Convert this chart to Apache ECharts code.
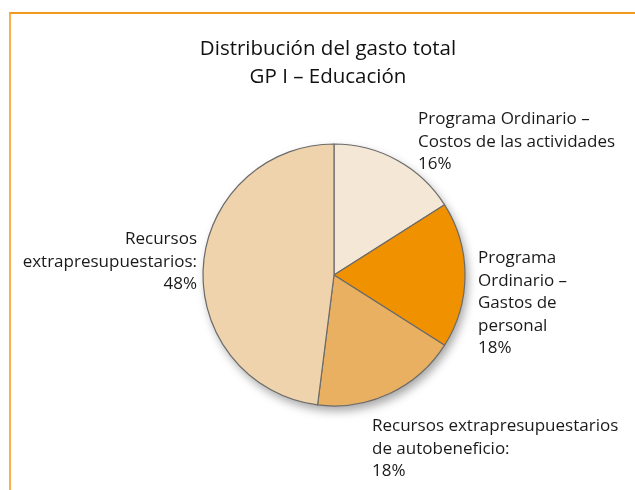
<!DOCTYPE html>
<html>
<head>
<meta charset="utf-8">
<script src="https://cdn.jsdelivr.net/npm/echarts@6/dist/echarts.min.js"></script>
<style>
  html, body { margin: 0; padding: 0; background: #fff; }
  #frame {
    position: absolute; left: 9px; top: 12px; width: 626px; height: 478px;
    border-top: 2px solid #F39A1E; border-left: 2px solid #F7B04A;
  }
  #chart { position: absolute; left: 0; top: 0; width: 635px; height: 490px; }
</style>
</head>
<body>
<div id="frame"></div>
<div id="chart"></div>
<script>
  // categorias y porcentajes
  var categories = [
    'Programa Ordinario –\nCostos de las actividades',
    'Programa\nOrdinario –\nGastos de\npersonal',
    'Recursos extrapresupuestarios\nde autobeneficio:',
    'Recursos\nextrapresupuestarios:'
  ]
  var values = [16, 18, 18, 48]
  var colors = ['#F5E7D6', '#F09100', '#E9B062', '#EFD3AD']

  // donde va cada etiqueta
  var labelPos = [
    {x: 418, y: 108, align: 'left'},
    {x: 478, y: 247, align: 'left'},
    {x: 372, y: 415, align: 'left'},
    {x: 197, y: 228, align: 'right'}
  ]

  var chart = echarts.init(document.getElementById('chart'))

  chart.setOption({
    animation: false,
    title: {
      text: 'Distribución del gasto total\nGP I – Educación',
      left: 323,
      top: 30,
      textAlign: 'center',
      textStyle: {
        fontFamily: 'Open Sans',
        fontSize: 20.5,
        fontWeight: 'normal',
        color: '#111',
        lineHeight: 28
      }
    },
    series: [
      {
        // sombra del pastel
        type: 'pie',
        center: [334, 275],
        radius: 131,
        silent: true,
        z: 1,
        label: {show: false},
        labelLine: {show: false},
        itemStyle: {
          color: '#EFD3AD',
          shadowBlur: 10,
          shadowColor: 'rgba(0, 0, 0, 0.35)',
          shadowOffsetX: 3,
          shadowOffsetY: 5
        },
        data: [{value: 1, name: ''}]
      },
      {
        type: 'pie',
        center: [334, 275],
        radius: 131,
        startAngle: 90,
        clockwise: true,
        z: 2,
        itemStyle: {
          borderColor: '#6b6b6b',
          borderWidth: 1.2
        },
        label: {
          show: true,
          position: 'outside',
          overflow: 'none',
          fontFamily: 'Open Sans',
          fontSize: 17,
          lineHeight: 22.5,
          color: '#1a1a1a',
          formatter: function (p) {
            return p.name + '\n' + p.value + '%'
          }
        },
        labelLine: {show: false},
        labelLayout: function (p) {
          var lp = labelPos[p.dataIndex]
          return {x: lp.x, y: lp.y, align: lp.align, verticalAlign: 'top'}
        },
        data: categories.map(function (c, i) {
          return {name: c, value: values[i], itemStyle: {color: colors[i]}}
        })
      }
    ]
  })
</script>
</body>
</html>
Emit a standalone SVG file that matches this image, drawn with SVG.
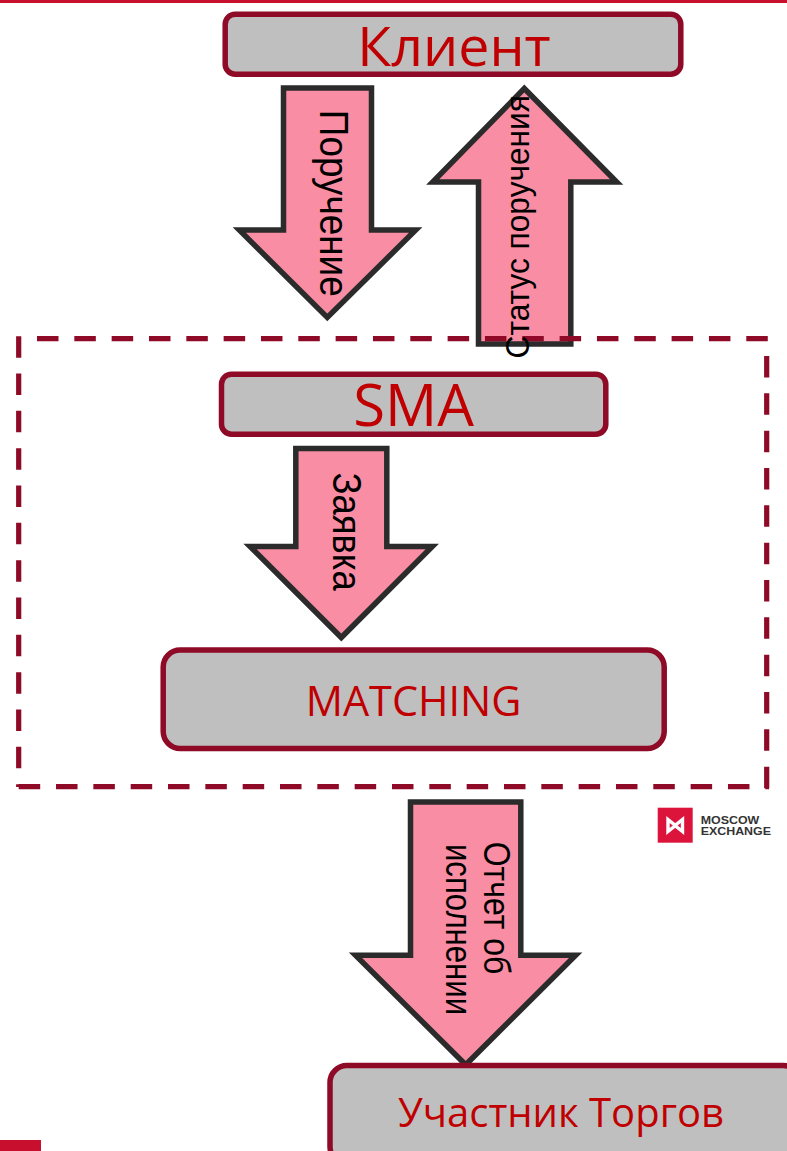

=== Stated goal ===
Tell how many lines in the material above include the word "this", giving the number only.

=== Written answer ===
2